Considering the above-mentioned needs, as a first step, the Ministry of Labour, Health and Social Affairs (MoLHSA) of Georgia elaborated a draft of the Law of Georgia on labour migration and initiated a discussion on the Draft law with the relevant state agencies, international organisations and local non-governmental organisation working in this field. During the discussions it became evident that for the MoLHSA needed policy advice on best practices on regulating labour migration in the EU for the further development of the Draft Law.
ICMPD ENIGMMA Project was requested to assist MoLHSA in reviewing of the Draft Labour Migration Law and providing relevant comments on the Draft Law, defining priorities and corresponding operational mechanisms and procedures for labour migration in Georgia as well as in providing recommendations on the existing good practices on the management of the labour migration in the EU MS. Consequently, the ENIGMMA project provided a comprehensive Review of the Draft Law containing specific comments on the provisions of the Draft Law as well as general policy recommendations based on the international practice. The Review was prepared by EU and local labour migration experts with active involvement of ICMPD in-house expertise.

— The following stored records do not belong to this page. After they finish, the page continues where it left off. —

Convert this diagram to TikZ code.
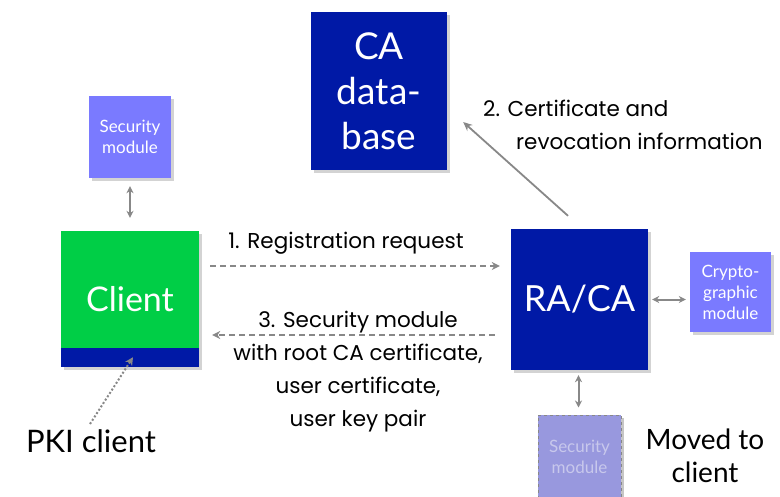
\documentclass[tikz,border=0pt]{standalone}
\usepackage{fontspec}
\setmainfont{Lato}
\newfontfamily\lblfont{Poppins}
\usetikzlibrary{arrows.meta, shadows}

\definecolor{cablue}{RGB}{0,25,166}
\definecolor{clgreen}{RGB}{0,206,70}
\definecolor{modblue}{RGB}{122,122,255}
\definecolor{fadeblue}{RGB}{152,152,222}
\definecolor{fadetext}{RGB}{200,200,236}
\definecolor{arrgray}{RGB}{136,136,136}

\begin{document}
\begin{tikzpicture}[x=1pt, y=-1pt,
    bigbox/.style={fill=cablue, text=white, inner sep=0pt, align=center,
      drop shadow={shadow xshift=3pt, shadow yshift=-3pt, opacity=0.35}},
    modbox/.style={fill=modblue, text=white, inner sep=0pt, align=center,
      minimum width=82, minimum height=82,
      font=\fontsize{17}{21}\selectfont,
      drop shadow={shadow xshift=3pt, shadow yshift=-3pt, opacity=0.35}},
    dbl/.style={{Stealth[length=7pt,width=7pt]}-{Stealth[length=7pt,width=7pt]}, arrgray, line width=2pt},
    msg/.style={-{Stealth[length=8pt,width=8pt]}, arrgray, line width=1.6pt, dash pattern=on 6pt off 4pt},
    label/.style={inner sep=0pt, font=\lblfont\fontsize{21.5}{33}\selectfont}]
    \useasboundingbox (0,0) rectangle (780,496);

    % ---------- boxes ----------
    \node[bigbox, minimum width=136, minimum height=158, font=\fontsize{37}{45}\selectfont]
      (cadb) at (379,91) {CA\\data-\\base};
    \node[modbox] (sectop) at (130,137) {Security\\module};
    \node[bigbox, fill=clgreen, minimum width=138, minimum height=136, font=\fontsize{34}{36}\selectfont]
      (client) at (130,299) {Client};
    % blue band of the client
    \fill[cablue] (client.south west) rectangle ([shift={(0,-19)}]client.south east);
    \node[bigbox, minimum width=137, minimum height=141, font=\fontsize{36}{36}\selectfont]
      (raca) at (579.5,299.5) {RA/CA};
    \node[modbox, minimum width=81, minimum height=80] (crypto) at (730.5,292) {Crypto-\\graphic\\module};
    \node[modbox, fill=fadeblue, text=fadetext, draw=arrgray, dashed, line width=1pt,
      minimum width=83, minimum height=83,
      drop shadow={shadow xshift=3pt, shadow yshift=-3pt, opacity=0.15}]
      (secbot) at (579.5,456.5) {Security\\module};

    % ---------- links to the modules ----------
    \draw[dbl] ([shift={(0,8)}]sectop.south) -- ([shift={(0,-13)}]client.north);
    \draw[dbl] ([shift={(4,0)}]raca.east) -- ([shift={(-4,0)}]raca.east -| crypto.west);
    \draw[dbl] ([shift={(-1,5)}]raca.south) -- ([shift={(-1,-7)}]secbot.north);

    % ---------- messages ----------
    \draw[msg] ([shift={(11,-33)}]client.east) -- ([shift={(-11,-33.5)}]raca.west);
    \node[label] (reglab) at (346,243) {1. Registration request};

    \draw[arrgray, line width=1.8pt, -{Stealth[length=9pt,width=8pt]}]
      ([shift={(-11.5,-13)}]raca.north) -- ([shift={(16,31)}]cadb.east);
    \node[label, anchor=west] (revlab) at (483,108) {2. Certificate and};
    \node[label, anchor=west] (revlabb) at (516,141) {revocation information};

    \draw[msg] ([shift={(-16,35.5)}]raca.west) -- ([shift={(13,36)}]client.east);
    \node[label, align=center] (smlab) at (358,372) {3. Security module\\with root CA certificate,\\user certificate,\\user key pair};

    % ---------- notes ----------
    \node[label, font=\fontsize{31}{33}\selectfont] (pki) at (91,441) {PKI client};
    \draw[arrgray, line width=2pt, dotted, -{Stealth[length=8pt,width=8pt]}]
      ([shift={(-1,-17)}]pki.center) -- ([shift={(3,-10)}]client.south);
    \node[label, align=center, font=\fontsize{28}{33}\selectfont] (moved) at (705,456) {Moved to\\client};
  \end{tikzpicture}
\end{document}
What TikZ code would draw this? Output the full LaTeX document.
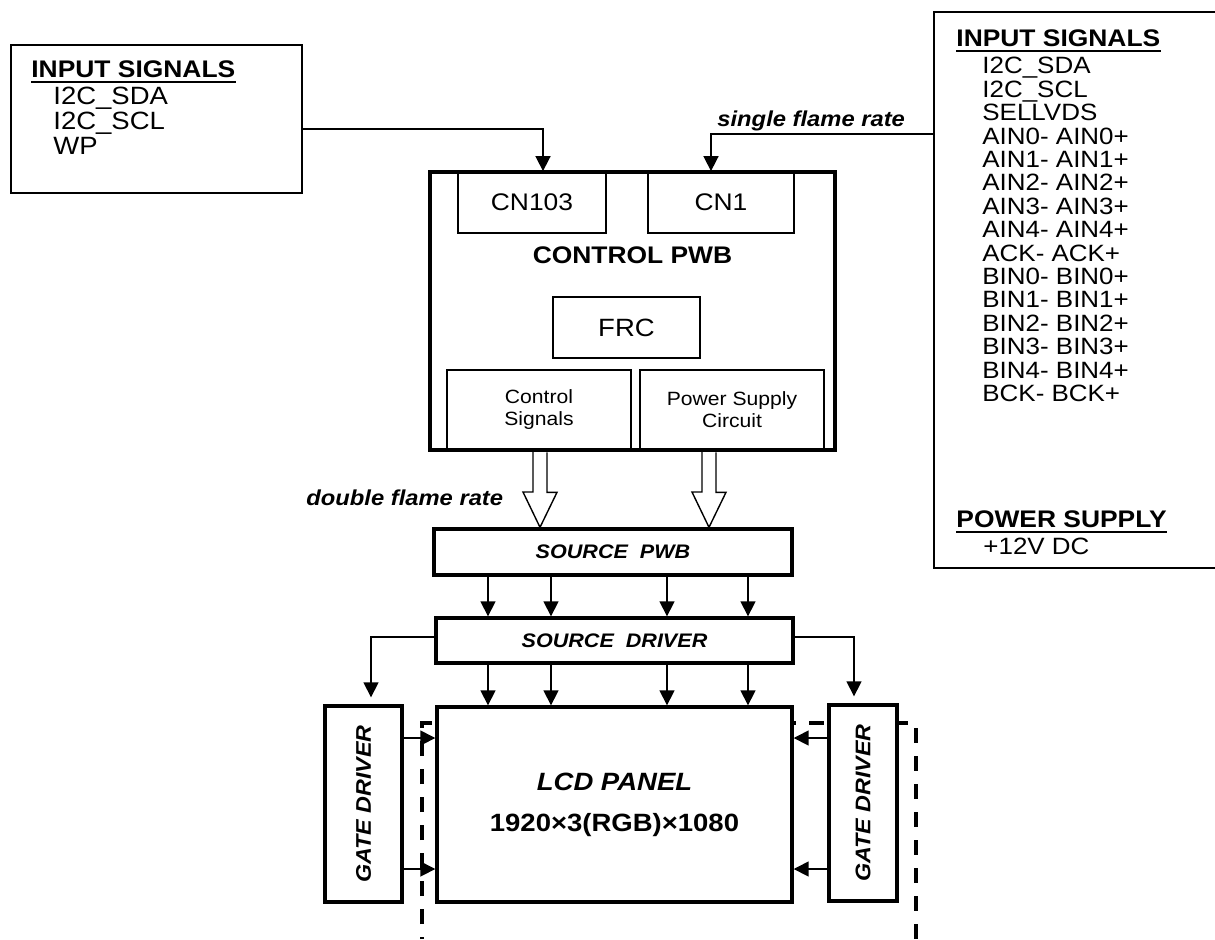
\documentclass[tikz,border=0pt]{standalone}
\usepackage{fontspec}
\setmainfont{Liberation Sans}[FakeStretch=1.1]
\usetikzlibrary{arrows.meta}

\tikzset{
  thin box/.style={draw, line width=0.9pt, inner sep=0pt},
  thick box/.style={draw, line width=1.7pt, fill=white, inner sep=0pt},
  txt/.style={inner sep=0pt, anchor=base west, font=\fontsize{11.8}{11.8}\selectfont},
  head/.style={txt, font=\fontsize{12}{12}\selectfont\bfseries},
  sig/.style={line width=0.8pt, -{Triangle[width=7.5pt,length=7.5pt]}},
  fat arrow/.style={line width=0.7pt, fill=white},
}

\begin{document}
\begin{tikzpicture}[x=0.5pt,y=-0.5pt]
\useasboundingbox (0,0) rectangle (1215,939);

% dashed frame behind the panel
\draw[line width=2pt, dash pattern=on 7.5pt off 6.5pt, dash phase=6.5pt]
  (422,939) -- (422,723) -- (916,723) -- (916,939);

% input boxes
\node[thin box, minimum width=145.5pt, minimum height=74pt] (lbox) at (156.5,119) {};
\node[head] (lhead) at (31,77) {INPUT SIGNALS};
\foreach \s [count=\i] in {I2C\_SDA, I2C\_SCL, WP}
  \node[txt, font=\fontsize{12.5}{12.5}\selectfont] (l\i) at (53,{104+25*(\i-1)}) {\s};

\node[thin box, minimum width=148pt, minimum height=278pt] (rbox) at (1082,290) {};
\node[head] (rhead) at (956,46) {INPUT SIGNALS};
\foreach \s [count=\i] in {I2C\_SDA, I2C\_SCL, SELLVDS, AIN0- AIN0+, AIN1- AIN1+,
    AIN2- AIN2+, AIN3- AIN3+, AIN4- AIN4+, ACK- ACK+, BIN0- BIN0+, BIN1- BIN1+,
    BIN2- BIN2+, BIN3- BIN3+, BIN4- BIN4+, BCK- BCK+}
  \node[txt] (r\i) at (982,{73.9+23.4*(\i-1)}) {\s};
\node[head] (phead) at (956,527) {POWER SUPPLY};
\node[txt] (p1) at (983,554) {+12V DC};
\foreach \h in {lhead,rhead,phead}
  \draw[line width=1.2pt] ([yshift=-2.4pt]\h.base west) -- ([yshift=-2.4pt]\h.base east);

% control board
\node[draw, line width=2pt, inner sep=0pt, minimum width=202.5pt, minimum height=139pt] (ctl) at (632.5,311) {};
\node[thin box, minimum width=74pt, minimum height=30.5pt, font=\fontsize{12}{12}\selectfont] (cn103) at (532,202.5) {CN103};
\node[thin box, minimum width=73pt, minimum height=30.5pt, font=\fontsize{12}{12}\selectfont] (cn1) at (721,202.5) {CN1};
\node[inner sep=0pt, font=\fontsize{12}{12}\selectfont\bfseries] (ctltxt) at (632.5,255) {CONTROL PWB};
\node[thin box, minimum width=73.5pt, minimum height=30.5pt, font=\fontsize{12.5}{12.5}\selectfont] (frc) at (626.5,327.5) {FRC};
\node[thin box, minimum width=92pt, minimum height=40pt, align=center, font=\fontsize{9.6}{11}\selectfont] (csig) at (539,410) {Control\\Signals};
\node[thin box, minimum width=92pt, minimum height=40pt, align=center, font=\fontsize{9.6}{11}\selectfont] (psup) at (732,410) {Power Supply\\Circuit};

\node[txt, font=\fontsize{10.8}{10.8}\selectfont\bfseries\itshape] (single) at (717,126) {single flame rate};
\node[txt, font=\fontsize{10.8}{10.8}\selectfont\bfseries\itshape] (double) at (306,505) {double flame rate};

% source side
\node[thick box, minimum width=179pt, minimum height=23pt, font=\fontsize{9.8}{9.8}\selectfont\bfseries\itshape] (spwb) at (613,552) {SOURCE\ \ PWB};
\node[thick box, minimum width=178.5pt, minimum height=22.5pt, font=\fontsize{9.8}{9.8}\selectfont\bfseries\itshape] (sdrv) at (614.5,640.5) {SOURCE\ \ DRIVER};

% panel and gate drivers
\node[thick box, minimum width=177.5pt, minimum height=97.5pt, align=center, font=\fontsize{12.5}{20.5}\selectfont\bfseries] (lcd) at (614.5,804.5) {{\itshape LCD PANEL}\\1920×3(RGB)×1080};
\node[thick box, minimum width=38.5pt, minimum height=98pt, font=\fontsize{10.6}{10.6}\selectfont\bfseries\itshape] (gl) at (363.5,804) {\rotatebox{90}{GATE DRIVER}};
\node[thick box, minimum width=34pt, minimum height=98pt, font=\fontsize{10.6}{10.6}\selectfont\bfseries\itshape] (gr) at (863,803) {\rotatebox{90}{GATE DRIVER}};

% connections
\draw[sig] (lbox.east |- 0,129) -| (cn103.north -| 543,0);
\draw[sig] (rbox.west |- 0,134) -| (cn1.north -| 711,0);
\foreach \x in {540,709}
  \draw[fat arrow] (ctl.south -| \x,0) ++(-7,0) -- ++(0,40) -- ++(-10,0)
    -- (spwb.north -| \x,0) -- ++(17,-35) -- ++(-10,0) -- ++(0,-40);
\foreach \x in {488,551,667,748} {
  \draw[sig] (spwb.south -| \x,0) -- (sdrv.north -| \x,0);
  \draw[sig] (sdrv.south -| \x,0) -- (lcd.north -| \x,0);
}
\draw[sig, shorten >=3.5pt] (sdrv.west |- 0,637) -| (gl.north -| 371,0);
\draw[sig, shorten >=3.5pt] (sdrv.east |- 0,637) -| (gr.north -| 854,0);
\foreach \y in {738,869} {
  \draw[sig] (gl.east |- 0,\y) -- (lcd.west |- 0,\y);
  \draw[sig] (gr.west |- 0,\y) -- (lcd.east |- 0,\y);
}
\end{tikzpicture}
\end{document}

The Law of Georgia on Labour Migration was adopted on 1 April 2015 and came into force on 1 November 2015, followed by the Ordinance of the Government of Georgia on Approval of Employment and Paid Labour Relation Procedures between the Local Employers and the Stateless Persons without Permanent Residence Permits adopted on 7 August, 2015 which also entered into force on 1 November 2015. Furthermore, in 2015 the Department of Labour Conditions Inspection was created within the MoLHSA. The main function of the department is to monitor the labour conditions of local and foreign labour force employed in Georgia.
In 2016 the ENIGMMA project continued its support in this field through the assistance of the work of the Working Group on Aliens’ Integration established within the SCMI in 2016 and led by the MoLHSA.